- [GOAL] Reproduce, character for character, the lines below from the first through the one with "import plotly.graph_objects as go". Leave pictures out.

- [DATASET EXTRACT]
· · · · ·
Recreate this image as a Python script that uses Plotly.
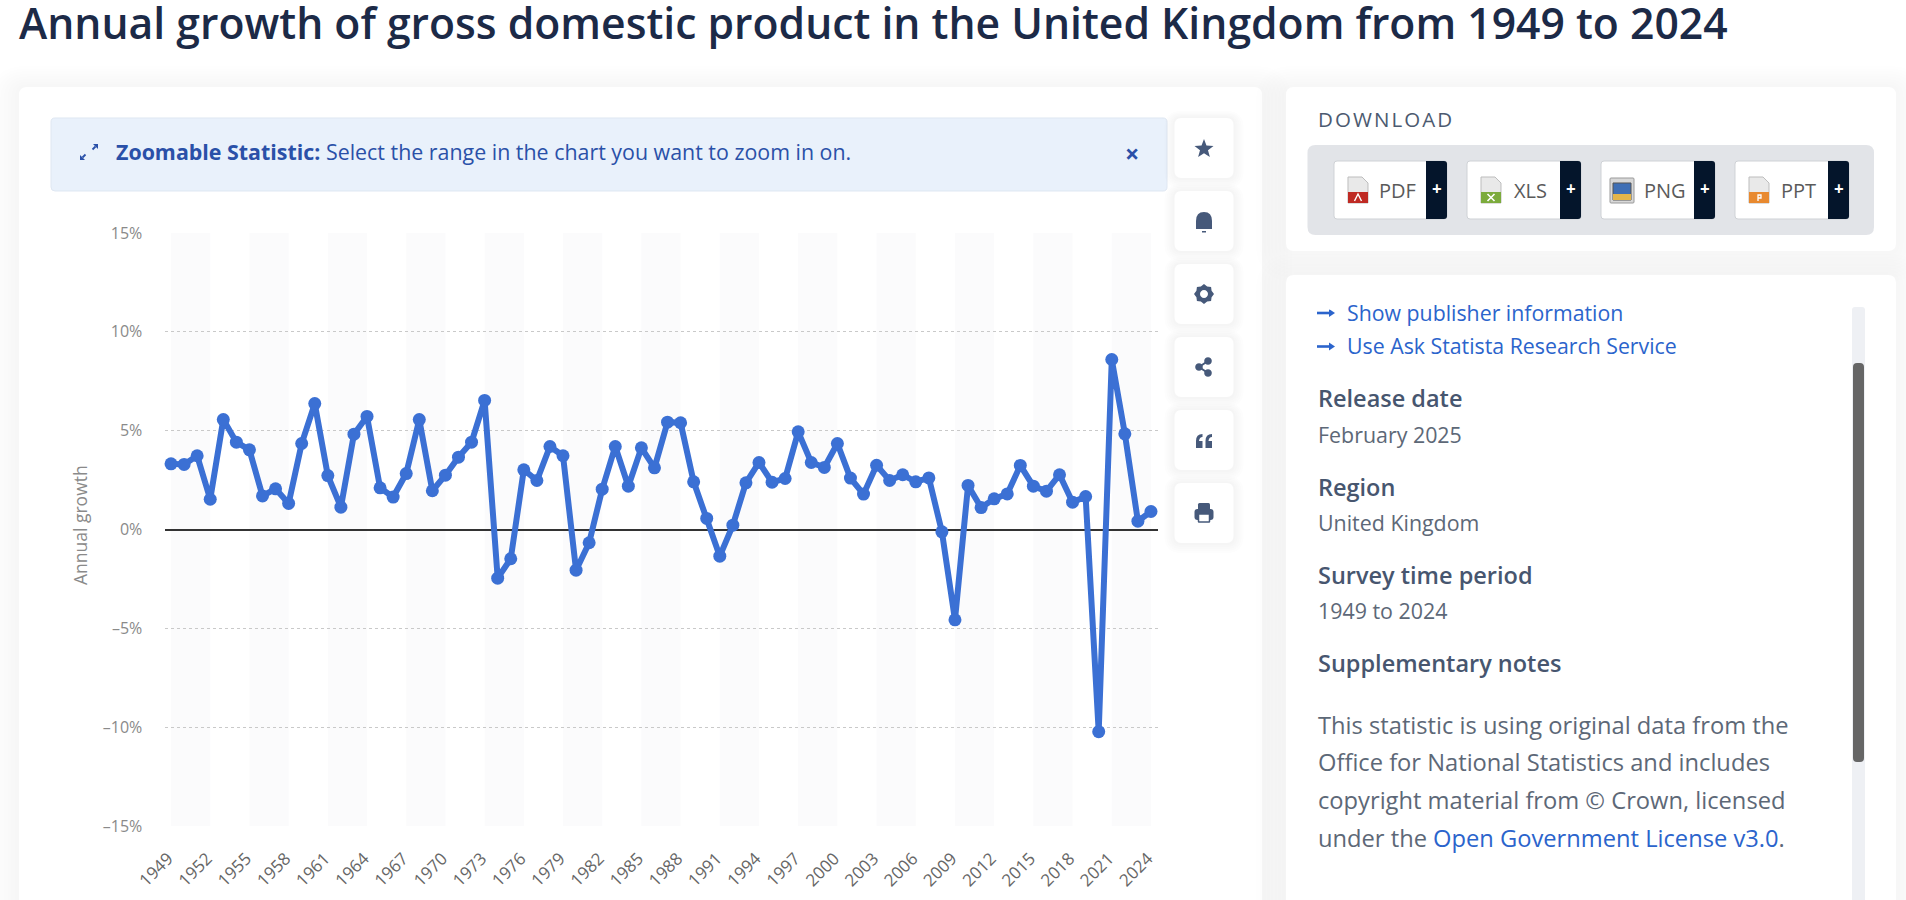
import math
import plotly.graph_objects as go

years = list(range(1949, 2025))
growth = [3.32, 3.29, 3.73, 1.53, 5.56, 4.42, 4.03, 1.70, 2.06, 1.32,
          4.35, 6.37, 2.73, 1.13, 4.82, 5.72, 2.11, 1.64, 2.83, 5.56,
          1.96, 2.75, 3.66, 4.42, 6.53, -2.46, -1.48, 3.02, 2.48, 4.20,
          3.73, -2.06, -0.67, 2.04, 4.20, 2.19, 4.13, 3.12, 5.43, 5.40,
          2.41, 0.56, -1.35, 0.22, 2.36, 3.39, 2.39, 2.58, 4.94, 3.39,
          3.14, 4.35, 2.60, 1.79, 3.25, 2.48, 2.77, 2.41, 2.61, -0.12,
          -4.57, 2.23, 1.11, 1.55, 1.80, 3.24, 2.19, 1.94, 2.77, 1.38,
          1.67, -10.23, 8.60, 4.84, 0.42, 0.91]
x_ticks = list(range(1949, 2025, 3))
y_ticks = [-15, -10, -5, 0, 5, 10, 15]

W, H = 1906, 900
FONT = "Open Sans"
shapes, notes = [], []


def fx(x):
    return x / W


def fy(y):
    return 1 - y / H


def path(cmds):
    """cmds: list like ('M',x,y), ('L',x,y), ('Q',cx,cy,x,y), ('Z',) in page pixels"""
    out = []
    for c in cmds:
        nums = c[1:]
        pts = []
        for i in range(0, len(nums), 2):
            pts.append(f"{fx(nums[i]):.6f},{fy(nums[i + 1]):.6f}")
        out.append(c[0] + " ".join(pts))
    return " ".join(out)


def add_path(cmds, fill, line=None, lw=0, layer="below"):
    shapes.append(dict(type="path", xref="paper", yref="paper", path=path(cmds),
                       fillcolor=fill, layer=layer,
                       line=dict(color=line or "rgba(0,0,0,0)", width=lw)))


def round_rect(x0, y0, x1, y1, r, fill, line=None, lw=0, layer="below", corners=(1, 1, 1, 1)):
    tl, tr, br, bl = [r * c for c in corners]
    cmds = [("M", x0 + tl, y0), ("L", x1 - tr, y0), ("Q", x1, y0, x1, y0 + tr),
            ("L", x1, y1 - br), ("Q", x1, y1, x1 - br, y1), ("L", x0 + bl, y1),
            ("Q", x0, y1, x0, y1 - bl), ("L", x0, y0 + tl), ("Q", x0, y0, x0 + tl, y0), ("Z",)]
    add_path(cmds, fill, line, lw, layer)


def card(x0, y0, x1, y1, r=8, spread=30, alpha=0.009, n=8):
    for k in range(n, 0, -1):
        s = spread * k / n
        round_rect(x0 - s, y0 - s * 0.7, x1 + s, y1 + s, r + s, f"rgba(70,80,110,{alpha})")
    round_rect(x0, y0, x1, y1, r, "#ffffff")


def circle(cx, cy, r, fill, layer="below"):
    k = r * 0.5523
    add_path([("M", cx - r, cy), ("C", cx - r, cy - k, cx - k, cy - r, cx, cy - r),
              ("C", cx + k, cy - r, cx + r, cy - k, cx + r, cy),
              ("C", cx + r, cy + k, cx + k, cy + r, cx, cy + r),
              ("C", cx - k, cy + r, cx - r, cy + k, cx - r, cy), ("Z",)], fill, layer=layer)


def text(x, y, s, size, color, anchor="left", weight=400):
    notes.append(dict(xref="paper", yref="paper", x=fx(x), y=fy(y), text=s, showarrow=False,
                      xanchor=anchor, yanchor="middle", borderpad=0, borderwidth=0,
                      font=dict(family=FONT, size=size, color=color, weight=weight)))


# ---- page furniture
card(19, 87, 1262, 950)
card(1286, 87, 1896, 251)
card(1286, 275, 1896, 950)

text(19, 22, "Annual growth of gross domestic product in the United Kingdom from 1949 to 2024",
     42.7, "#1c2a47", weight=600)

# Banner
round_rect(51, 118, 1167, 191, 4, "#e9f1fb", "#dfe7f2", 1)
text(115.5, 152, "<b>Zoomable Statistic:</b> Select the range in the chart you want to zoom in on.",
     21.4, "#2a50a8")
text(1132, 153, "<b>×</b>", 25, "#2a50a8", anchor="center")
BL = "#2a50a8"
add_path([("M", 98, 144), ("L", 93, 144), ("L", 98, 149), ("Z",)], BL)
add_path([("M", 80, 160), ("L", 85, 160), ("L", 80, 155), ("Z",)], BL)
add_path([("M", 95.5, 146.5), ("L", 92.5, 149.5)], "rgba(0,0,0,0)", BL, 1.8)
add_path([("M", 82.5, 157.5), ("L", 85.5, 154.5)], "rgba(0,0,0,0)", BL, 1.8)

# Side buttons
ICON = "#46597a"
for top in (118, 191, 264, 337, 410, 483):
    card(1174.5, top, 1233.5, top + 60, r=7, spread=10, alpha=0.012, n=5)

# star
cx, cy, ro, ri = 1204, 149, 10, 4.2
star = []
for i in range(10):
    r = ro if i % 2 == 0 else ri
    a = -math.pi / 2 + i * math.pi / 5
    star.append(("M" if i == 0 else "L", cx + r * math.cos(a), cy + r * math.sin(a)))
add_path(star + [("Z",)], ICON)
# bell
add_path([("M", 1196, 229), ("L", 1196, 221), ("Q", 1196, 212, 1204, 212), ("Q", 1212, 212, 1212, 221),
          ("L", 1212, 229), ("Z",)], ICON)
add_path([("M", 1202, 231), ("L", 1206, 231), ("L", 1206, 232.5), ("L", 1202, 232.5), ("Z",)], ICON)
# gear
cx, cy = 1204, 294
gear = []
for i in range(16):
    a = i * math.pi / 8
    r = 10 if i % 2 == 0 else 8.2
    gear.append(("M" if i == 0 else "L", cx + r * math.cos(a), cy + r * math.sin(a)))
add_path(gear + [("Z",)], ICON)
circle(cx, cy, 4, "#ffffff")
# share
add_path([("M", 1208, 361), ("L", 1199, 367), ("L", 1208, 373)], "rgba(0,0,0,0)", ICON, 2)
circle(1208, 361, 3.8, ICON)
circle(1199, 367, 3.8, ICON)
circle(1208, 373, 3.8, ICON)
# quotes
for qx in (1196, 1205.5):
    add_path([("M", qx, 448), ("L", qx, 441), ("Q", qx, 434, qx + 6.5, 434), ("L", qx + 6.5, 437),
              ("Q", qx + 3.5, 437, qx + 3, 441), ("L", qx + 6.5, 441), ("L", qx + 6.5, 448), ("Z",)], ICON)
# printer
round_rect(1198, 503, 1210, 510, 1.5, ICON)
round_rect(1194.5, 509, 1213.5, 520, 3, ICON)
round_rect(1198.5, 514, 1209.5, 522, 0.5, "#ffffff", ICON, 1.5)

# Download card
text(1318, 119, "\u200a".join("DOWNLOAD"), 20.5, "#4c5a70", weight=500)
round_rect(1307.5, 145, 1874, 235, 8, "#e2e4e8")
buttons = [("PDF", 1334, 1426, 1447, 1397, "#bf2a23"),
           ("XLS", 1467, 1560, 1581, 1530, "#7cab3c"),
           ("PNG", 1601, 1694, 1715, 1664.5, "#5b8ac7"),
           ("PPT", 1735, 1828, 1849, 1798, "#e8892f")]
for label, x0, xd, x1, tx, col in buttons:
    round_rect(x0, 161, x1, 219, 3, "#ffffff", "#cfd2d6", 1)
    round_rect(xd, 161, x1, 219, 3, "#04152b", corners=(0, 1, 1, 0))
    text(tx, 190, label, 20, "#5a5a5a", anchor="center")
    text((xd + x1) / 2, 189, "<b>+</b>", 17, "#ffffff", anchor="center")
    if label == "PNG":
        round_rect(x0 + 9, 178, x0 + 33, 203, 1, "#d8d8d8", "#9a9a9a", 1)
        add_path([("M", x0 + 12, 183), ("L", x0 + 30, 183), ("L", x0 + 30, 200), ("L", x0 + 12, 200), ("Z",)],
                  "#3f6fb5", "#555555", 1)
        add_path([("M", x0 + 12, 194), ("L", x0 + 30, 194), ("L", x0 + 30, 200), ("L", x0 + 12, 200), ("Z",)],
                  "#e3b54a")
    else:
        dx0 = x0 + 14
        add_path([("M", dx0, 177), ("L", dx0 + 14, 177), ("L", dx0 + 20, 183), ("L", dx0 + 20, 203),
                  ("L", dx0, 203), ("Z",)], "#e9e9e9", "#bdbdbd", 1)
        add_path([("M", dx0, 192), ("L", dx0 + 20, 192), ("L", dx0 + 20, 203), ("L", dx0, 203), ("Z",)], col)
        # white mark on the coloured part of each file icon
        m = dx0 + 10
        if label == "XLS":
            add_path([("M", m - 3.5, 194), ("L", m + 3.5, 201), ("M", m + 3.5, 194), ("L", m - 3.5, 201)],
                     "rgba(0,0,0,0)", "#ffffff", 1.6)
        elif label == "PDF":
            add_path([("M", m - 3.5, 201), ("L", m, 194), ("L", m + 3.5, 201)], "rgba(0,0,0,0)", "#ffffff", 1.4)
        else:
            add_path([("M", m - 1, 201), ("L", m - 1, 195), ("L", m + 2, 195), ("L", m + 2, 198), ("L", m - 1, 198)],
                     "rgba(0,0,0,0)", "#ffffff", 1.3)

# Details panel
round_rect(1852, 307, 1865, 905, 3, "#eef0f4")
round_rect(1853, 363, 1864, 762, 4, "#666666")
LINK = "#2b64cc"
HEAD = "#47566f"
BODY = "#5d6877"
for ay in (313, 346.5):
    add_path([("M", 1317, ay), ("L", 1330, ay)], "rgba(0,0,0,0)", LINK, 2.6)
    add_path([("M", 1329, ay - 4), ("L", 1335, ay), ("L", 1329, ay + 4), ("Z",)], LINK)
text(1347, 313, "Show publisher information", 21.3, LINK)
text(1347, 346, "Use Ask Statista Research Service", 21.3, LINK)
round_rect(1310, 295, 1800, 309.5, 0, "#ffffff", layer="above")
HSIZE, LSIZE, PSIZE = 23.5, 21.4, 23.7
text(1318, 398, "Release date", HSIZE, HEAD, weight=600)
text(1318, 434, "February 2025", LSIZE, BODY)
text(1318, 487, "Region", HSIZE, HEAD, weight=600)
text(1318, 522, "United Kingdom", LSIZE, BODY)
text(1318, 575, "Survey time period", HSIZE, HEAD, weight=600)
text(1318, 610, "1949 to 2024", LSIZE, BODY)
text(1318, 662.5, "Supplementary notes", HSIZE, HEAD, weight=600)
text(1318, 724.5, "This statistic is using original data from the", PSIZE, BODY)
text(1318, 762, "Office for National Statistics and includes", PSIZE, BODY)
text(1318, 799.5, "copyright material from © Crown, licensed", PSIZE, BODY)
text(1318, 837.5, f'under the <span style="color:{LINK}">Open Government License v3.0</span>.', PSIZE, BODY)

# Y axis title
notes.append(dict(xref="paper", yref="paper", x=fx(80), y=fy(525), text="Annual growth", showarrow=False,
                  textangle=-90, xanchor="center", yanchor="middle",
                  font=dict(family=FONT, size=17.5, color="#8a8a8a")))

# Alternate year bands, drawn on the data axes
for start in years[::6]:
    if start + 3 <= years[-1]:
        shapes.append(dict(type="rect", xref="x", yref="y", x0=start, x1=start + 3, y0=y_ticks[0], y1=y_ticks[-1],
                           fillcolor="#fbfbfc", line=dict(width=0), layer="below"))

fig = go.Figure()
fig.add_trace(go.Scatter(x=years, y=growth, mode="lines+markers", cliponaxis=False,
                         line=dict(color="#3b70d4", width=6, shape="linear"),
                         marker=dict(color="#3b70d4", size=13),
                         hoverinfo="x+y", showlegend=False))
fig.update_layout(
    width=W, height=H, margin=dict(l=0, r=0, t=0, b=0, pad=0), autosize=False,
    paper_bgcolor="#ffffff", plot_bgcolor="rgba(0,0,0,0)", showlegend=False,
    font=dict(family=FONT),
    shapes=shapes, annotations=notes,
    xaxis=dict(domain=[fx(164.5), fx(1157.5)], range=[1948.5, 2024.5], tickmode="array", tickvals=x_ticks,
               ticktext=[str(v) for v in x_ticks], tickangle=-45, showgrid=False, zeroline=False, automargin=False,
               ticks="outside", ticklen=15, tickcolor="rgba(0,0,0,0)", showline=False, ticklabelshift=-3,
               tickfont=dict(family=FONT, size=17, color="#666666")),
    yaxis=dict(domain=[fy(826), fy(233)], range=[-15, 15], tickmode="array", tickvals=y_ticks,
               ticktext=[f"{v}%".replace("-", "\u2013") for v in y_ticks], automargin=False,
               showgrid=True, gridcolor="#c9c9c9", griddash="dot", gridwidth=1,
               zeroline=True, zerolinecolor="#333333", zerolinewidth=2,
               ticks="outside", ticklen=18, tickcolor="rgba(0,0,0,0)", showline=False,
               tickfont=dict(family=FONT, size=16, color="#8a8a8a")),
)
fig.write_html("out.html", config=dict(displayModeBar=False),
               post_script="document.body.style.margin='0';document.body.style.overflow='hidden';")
· · · · ·
- [WRITTEN RESPONSE]
Recreate this image as a Python script that uses Plotly.
import math
import plotly.graph_objects as go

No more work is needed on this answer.